*Data provided*
----------
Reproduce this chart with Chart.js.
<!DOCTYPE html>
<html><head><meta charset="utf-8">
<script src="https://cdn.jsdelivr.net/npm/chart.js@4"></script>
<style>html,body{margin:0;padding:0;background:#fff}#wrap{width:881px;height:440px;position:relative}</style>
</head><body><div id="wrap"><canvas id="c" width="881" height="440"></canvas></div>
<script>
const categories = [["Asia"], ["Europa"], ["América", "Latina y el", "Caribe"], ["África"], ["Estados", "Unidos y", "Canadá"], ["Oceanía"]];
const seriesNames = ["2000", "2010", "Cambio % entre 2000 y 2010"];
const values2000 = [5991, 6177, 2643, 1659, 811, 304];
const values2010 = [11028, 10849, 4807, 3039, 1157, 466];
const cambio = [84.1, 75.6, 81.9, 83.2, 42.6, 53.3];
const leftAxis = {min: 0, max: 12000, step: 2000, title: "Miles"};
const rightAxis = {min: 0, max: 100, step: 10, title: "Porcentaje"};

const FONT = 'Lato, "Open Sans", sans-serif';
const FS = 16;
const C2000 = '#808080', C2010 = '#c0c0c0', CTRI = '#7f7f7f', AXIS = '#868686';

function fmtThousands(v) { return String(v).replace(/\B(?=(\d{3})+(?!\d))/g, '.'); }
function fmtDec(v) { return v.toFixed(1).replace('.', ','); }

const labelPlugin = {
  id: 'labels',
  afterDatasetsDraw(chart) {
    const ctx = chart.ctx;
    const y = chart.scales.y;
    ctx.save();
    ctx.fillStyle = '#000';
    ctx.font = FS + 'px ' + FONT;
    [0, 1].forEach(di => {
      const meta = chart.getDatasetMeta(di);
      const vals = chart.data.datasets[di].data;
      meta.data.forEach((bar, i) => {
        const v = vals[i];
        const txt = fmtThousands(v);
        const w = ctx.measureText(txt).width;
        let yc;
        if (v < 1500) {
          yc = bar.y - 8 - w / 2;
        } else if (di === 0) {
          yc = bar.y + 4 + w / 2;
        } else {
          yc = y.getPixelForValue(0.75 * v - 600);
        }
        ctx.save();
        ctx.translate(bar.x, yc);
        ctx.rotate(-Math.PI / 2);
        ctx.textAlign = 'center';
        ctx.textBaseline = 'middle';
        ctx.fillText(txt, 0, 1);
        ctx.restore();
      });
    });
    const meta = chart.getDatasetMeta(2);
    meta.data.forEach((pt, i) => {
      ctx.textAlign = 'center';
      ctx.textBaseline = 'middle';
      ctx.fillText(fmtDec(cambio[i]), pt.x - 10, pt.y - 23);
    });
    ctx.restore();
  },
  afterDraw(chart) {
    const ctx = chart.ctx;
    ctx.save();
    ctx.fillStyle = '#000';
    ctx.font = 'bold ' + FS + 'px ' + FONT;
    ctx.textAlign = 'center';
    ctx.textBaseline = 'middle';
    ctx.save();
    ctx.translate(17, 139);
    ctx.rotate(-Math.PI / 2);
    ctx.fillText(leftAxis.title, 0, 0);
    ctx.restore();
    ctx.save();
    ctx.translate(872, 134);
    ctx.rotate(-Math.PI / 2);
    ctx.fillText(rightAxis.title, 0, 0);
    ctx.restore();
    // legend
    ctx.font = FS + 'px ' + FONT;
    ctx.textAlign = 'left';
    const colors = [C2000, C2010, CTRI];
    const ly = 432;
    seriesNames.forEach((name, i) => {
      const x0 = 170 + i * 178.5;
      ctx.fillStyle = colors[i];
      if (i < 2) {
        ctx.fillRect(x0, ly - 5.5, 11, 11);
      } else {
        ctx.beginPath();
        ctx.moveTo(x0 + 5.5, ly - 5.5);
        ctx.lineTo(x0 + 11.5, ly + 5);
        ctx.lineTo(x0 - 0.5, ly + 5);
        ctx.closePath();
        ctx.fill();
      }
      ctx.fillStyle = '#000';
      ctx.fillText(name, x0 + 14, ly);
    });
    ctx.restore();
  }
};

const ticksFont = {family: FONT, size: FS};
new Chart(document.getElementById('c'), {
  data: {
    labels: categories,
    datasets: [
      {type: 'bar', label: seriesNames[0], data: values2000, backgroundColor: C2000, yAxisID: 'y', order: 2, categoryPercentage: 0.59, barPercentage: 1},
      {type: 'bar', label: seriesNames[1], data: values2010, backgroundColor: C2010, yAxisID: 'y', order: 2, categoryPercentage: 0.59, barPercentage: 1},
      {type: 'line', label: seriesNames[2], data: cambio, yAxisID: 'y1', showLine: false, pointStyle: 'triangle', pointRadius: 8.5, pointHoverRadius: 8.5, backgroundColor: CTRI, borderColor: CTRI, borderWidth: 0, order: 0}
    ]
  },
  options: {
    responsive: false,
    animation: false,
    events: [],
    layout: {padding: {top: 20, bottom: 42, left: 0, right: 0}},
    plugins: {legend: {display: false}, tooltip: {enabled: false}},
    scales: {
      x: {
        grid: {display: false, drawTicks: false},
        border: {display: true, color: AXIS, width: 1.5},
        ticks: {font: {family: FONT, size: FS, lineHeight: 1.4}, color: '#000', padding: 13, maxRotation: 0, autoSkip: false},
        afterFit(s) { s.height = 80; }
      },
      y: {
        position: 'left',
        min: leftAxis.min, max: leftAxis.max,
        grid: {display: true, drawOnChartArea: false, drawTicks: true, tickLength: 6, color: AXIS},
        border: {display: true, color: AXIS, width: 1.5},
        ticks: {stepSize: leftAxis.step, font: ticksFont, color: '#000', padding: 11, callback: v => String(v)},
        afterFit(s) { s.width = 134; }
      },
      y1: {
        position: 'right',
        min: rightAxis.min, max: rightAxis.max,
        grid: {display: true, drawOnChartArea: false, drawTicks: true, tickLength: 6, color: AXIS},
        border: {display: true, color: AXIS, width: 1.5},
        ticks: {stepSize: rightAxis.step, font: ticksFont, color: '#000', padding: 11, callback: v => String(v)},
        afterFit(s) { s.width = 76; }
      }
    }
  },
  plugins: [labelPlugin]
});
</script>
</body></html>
----------
*Objective*
Please return the data above exactly as given.

*Solution for this exercise*
Reproduce this chart with Chart.js.
<!DOCTYPE html>
<html><head><meta charset="utf-8">
<script src="https://cdn.jsdelivr.net/npm/chart.js@4"></script>
<style>html,body{margin:0;padding:0;background:#fff}#wrap{width:881px;height:440px;position:relative}</style>
</head><body><div id="wrap"><canvas id="c" width="881" height="440"></canvas></div>
<script>
const categories = [["Asia"], ["Europa"], ["América", "Latina y el", "Caribe"], ["África"], ["Estados", "Unidos y", "Canadá"], ["Oceanía"]];
const seriesNames = ["2000", "2010", "Cambio % entre 2000 y 2010"];
const values2000 = [5991, 6177, 2643, 1659, 811, 304];
const values2010 = [11028, 10849, 4807, 3039, 1157, 466];
const cambio = [84.1, 75.6, 81.9, 83.2, 42.6, 53.3];
const leftAxis = {min: 0, max: 12000, step: 2000, title: "Miles"};
const rightAxis = {min: 0, max: 100, step: 10, title: "Porcentaje"};

const FONT = 'Lato, "Open Sans", sans-serif';
const FS = 16;
const C2000 = '#808080', C2010 = '#c0c0c0', CTRI = '#7f7f7f', AXIS = '#868686';

function fmtThousands(v) { return String(v).replace(/\B(?=(\d{3})+(?!\d))/g, '.'); }
function fmtDec(v) { return v.toFixed(1).replace('.', ','); }

const labelPlugin = {
  id: 'labels',
  afterDatasetsDraw(chart) {
    const ctx = chart.ctx;
    const y = chart.scales.y;
    ctx.save();
    ctx.fillStyle = '#000';
    ctx.font = FS + 'px ' + FONT;
    [0, 1].forEach(di => {
      const meta = chart.getDatasetMeta(di);
      const vals = chart.data.datasets[di].data;
      meta.data.forEach((bar, i) => {
        const v = vals[i];
        const txt = fmtThousands(v);
        const w = ctx.measureText(txt).width;
        let yc;
        if (v < 1500) {
          yc = bar.y - 8 - w / 2;
        } else if (di === 0) {
          yc = bar.y + 4 + w / 2;
        } else {
          yc = y.getPixelForValue(0.75 * v - 600);
        }
        ctx.save();
        ctx.translate(bar.x, yc);
        ctx.rotate(-Math.PI / 2);
        ctx.textAlign = 'center';
        ctx.textBaseline = 'middle';
        ctx.fillText(txt, 0, 1);
        ctx.restore();
      });
    });
    const meta = chart.getDatasetMeta(2);
    meta.data.forEach((pt, i) => {
      ctx.textAlign = 'center';
      ctx.textBaseline = 'middle';
      ctx.fillText(fmtDec(cambio[i]), pt.x - 10, pt.y - 23);
    });
    ctx.restore();
  },
  afterDraw(chart) {
    const ctx = chart.ctx;
    ctx.save();
    ctx.fillStyle = '#000';
    ctx.font = 'bold ' + FS + 'px ' + FONT;
    ctx.textAlign = 'center';
    ctx.textBaseline = 'middle';
    ctx.save();
    ctx.translate(17, 139);
    ctx.rotate(-Math.PI / 2);
    ctx.fillText(leftAxis.title, 0, 0);
    ctx.restore();
    ctx.save();
    ctx.translate(872, 134);
    ctx.rotate(-Math.PI / 2);
    ctx.fillText(rightAxis.title, 0, 0);
    ctx.restore();
    // legend
    ctx.font = FS + 'px ' + FONT;
    ctx.textAlign = 'left';
    const colors = [C2000, C2010, CTRI];
    const ly = 432;
    seriesNames.forEach((name, i) => {
      const x0 = 170 + i * 178.5;
      ctx.fillStyle = colors[i];
      if (i < 2) {
        ctx.fillRect(x0, ly - 5.5, 11, 11);
      } else {
        ctx.beginPath();
        ctx.moveTo(x0 + 5.5, ly - 5.5);
        ctx.lineTo(x0 + 11.5, ly + 5);
        ctx.lineTo(x0 - 0.5, ly + 5);
        ctx.closePath();
        ctx.fill();
      }
      ctx.fillStyle = '#000';
      ctx.fillText(name, x0 + 14, ly);
    });
    ctx.restore();
  }
};

const ticksFont = {family: FONT, size: FS};
new Chart(document.getElementById('c'), {
  data: {
    labels: categories,
    datasets: [
      {type: 'bar', label: seriesNames[0], data: values2000, backgroundColor: C2000, yAxisID: 'y', order: 2, categoryPercentage: 0.59, barPercentage: 1},
      {type: 'bar', label: seriesNames[1], data: values2010, backgroundColor: C2010, yAxisID: 'y', order: 2, categoryPercentage: 0.59, barPercentage: 1},
      {type: 'line', label: seriesNames[2], data: cambio, yAxisID: 'y1', showLine: false, pointStyle: 'triangle', pointRadius: 8.5, pointHoverRadius: 8.5, backgroundColor: CTRI, borderColor: CTRI, borderWidth: 0, order: 0}
    ]
  },
  options: {
    responsive: false,
    animation: false,
    events: [],
    layout: {padding: {top: 20, bottom: 42, left: 0, right: 0}},
    plugins: {legend: {display: false}, tooltip: {enabled: false}},
    scales: {
      x: {
        grid: {display: false, drawTicks: false},
        border: {display: true, color: AXIS, width: 1.5},
        ticks: {font: {family: FONT, size: FS, lineHeight: 1.4}, color: '#000', padding: 13, maxRotation: 0, autoSkip: false},
        afterFit(s) { s.height = 80; }
      },
      y: {
        position: 'left',
        min: leftAxis.min, max: leftAxis.max,
        grid: {display: true, drawOnChartArea: false, drawTicks: true, tickLength: 6, color: AXIS},
        border: {display: true, color: AXIS, width: 1.5},
        ticks: {stepSize: leftAxis.step, font: ticksFont, color: '#000', padding: 11, callback: v => String(v)},
        afterFit(s) { s.width = 134; }
      },
      y1: {
        position: 'right',
        min: rightAxis.min, max: rightAxis.max,
        grid: {display: true, drawOnChartArea: false, drawTicks: true, tickLength: 6, color: AXIS},
        border: {display: true, color: AXIS, width: 1.5},
        ticks: {stepSize: rightAxis.step, font: ticksFont, color: '#000', padding: 11, callback: v => String(v)},
        afterFit(s) { s.width = 76; }
      }
    }
  },
  plugins: [labelPlugin]
});
</script>
</body></html>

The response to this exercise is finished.